__Available data__
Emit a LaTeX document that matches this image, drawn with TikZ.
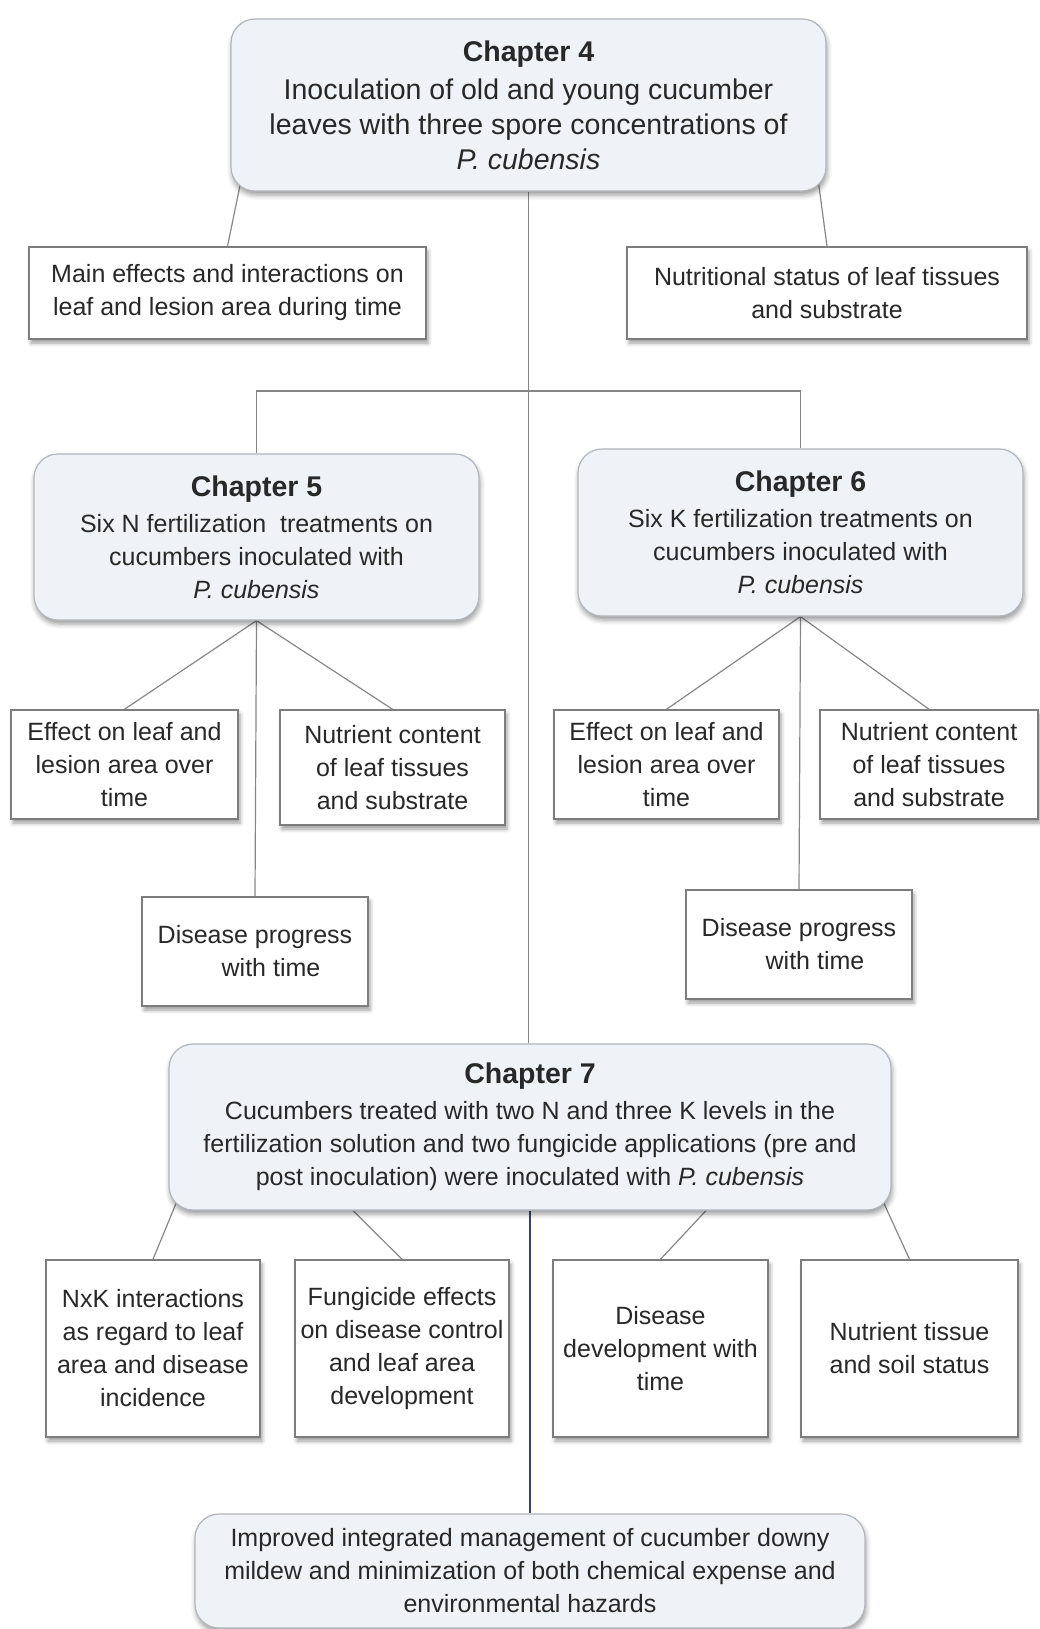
\documentclass[tikz,border=0pt]{standalone}
\usepackage{fontspec}
\setmainfont{Liberation Sans}
\usetikzlibrary{shadows.blur,backgrounds}
\definecolor{chapfill}{RGB}{239,242,246}
\definecolor{chapline}{RGB}{178,183,189}
\definecolor{boxline}{RGB}{125,125,125}
\definecolor{textgray}{RGB}{40,40,40}
\definecolor{linkgray}{RGB}{135,135,135}
\definecolor{linkblue}{RGB}{55,70,100}
\newcommand{\chaphead}[1]{{\fontsize{28.5}{33}\selectfont\bfseries #1}\\[3pt]}
\tikzset{
  chapbox/.style={draw=chapline, line width=1.2pt, fill=chapfill, rounded corners=24pt,
    inner sep=0pt, align=center, text=textgray, font=\fontsize{25}{33}\selectfont,
    blur shadow={shadow xshift=1pt, shadow yshift=-4pt, shadow blur radius=5pt, shadow opacity=40}},
  infobox/.style={draw=boxline, line width=1.5pt, fill=white, inner sep=0pt,
    align=center, text=textgray, font=\fontsize{25}{33}\selectfont,
    blur shadow={shadow xshift=2pt, shadow yshift=-4pt, shadow blur radius=4pt, shadow opacity=40}},
  link/.style={draw=linkgray, line width=1.2pt}
}

\begin{document}
\begin{tikzpicture}[x=1pt, y=-1pt]
\useasboundingbox (0,0) rectangle (1040,1629);

% Chapter 4 and its outcomes
\node[chapbox, minimum width=595pt, minimum height=172pt, font=\fontsize{28.5}{35}\selectfont] (ch4) at (528.5,105) {
\chaphead{Chapter 4}
Inoculation of old and young cucumber\\
leaves with three spore concentrations of\\
\textit{P. cubensis}
};
\node[infobox, minimum width=397pt, minimum height=92pt] (main) at (227.5,293) {
Main effects and interactions on\\
leaf and lesion area during time
};
\node[infobox, minimum width=400pt, minimum height=92pt] (nutr) at (827,293) {
Nutritional status of leaf tissues\\
and substrate
};

% Chapters 5 and 6
\node[chapbox, minimum width=445pt, minimum height=166pt] (ch5) at (256.5,537) {
\chaphead{Chapter 5}
Six N fertilization\ \ treatments on\\
cucumbers inoculated with\\
\textit{P. cubensis}
};
\node[chapbox, minimum width=445pt, minimum height=167pt] (ch6) at (800.5,532.5) {
\chaphead{Chapter 6}
Six K fertilization treatments on\\
cucumbers inoculated with\\
\textit{P. cubensis}
};

\node[infobox, minimum width=227pt, minimum height=109pt] (e5) at (124.5,764.5) {
Effect on leaf and\\
lesion area over\\
time
};
\node[infobox, minimum width=225pt, minimum height=115pt] (n5) at (392.5,767.5) {
Nutrient content\\
of leaf tissues\\
and substrate
};
\node[infobox, minimum width=226pt, minimum height=109pt] (d5) at (255,951.5) {
Disease progress\\
\hspace*{32pt}with time
};

\node[infobox, minimum width=225pt, minimum height=109pt] (e6) at (666.5,764.5) {
Effect on leaf and\\
lesion area over\\
time
};
\node[infobox, minimum width=218pt, minimum height=109pt] (n6) at (929,764.5) {
Nutrient content\\
of leaf tissues\\
and substrate
};
\node[infobox, minimum width=226pt, minimum height=109pt] (d6) at (799,944.5) {
Disease progress\\
\hspace*{32pt}with time
};

% Chapter 7 and its outcomes
\node[chapbox, minimum width=722pt, minimum height=166pt] (ch7) at (530,1127) {
\chaphead{Chapter 7}
Cucumbers treated with two N and three K levels in the\\
fertilization solution and two fungicide applications (pre and\\
post inoculation) were inoculated with \textit{P. cubensis}
};

\node[infobox, minimum width=214pt, minimum height=177pt] (k1) at (153,1348.5) {
NxK interactions\\
as regard to leaf\\
area and disease\\
incidence
};
\node[infobox, minimum width=214pt, minimum height=177pt] (k2) at (402,1348.5) {
Fungicide effects\\
on disease control\\
and leaf area\\
development
};
\node[infobox, minimum width=215pt, minimum height=177pt] (k3) at (660.5,1348.5) {
Disease\\
development with\\
time
};
\node[infobox, minimum width=217pt, minimum height=177pt] (k4) at (909.5,1348.5) {
Nutrient tissue\\
and soil status
};

\node[chapbox, minimum width=670pt, minimum height=114pt] (fin) at (530,1571) {
Improved integrated management of cucumber downy\\
mildew and minimization of both chemical expense and\\
environmental hazards
};

% connectors
\begin{scope}[on background layer]
\coordinate (split) at (528,391);
\draw[link] ([xshift=10pt,yshift=8pt]ch4.south west) -- (main.north);
\draw[link] ([xshift=-8pt,yshift=8pt]ch4.south east) -- (nutr.north);
\draw[link] (ch4.south) -- (ch4.south |- ch7.north);
\draw[link] (ch5.north) |- (split) -| (ch6.north);

\draw[link] (ch5.south) -- (e5.north);
\draw[link] (ch5.south) -- (n5.north);
\draw[link] (ch5.south) -- (d5.north);
\draw[link] (ch6.south) -- (e6.north);
\draw[link] (ch6.south) -- (n6.north);
\draw[link] (ch6.south) -- (d6.north);

\draw[link] ([xshift=8pt,yshift=8pt]ch7.south west) -- (k1.north);
\draw[link] ([xshift=-177pt]ch7.south) -- (k2.north);
\draw[link] ([xshift=176pt]ch7.south) -- (k3.north);
\draw[link] ([xshift=-8pt,yshift=8pt]ch7.south east) -- (k4.north);
\draw[link, draw=linkblue] (ch7.south) -- (fin.north);
\end{scope}
\end{tikzpicture}
\end{document}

__What the task requires__
Take every line from the data above that holds "with" and copy it out.

__Written response__
Emit a LaTeX document that matches this image, drawn with TikZ.
leaves with three spore concentrations of\\
cucumbers inoculated with\\
cucumbers inoculated with\\
\hspace*{32pt}with time
\hspace*{32pt}with time
Cucumbers treated with two N and three K levels in the\\
post inoculation) were inoculated with \textit{P. cubensis}
development with\\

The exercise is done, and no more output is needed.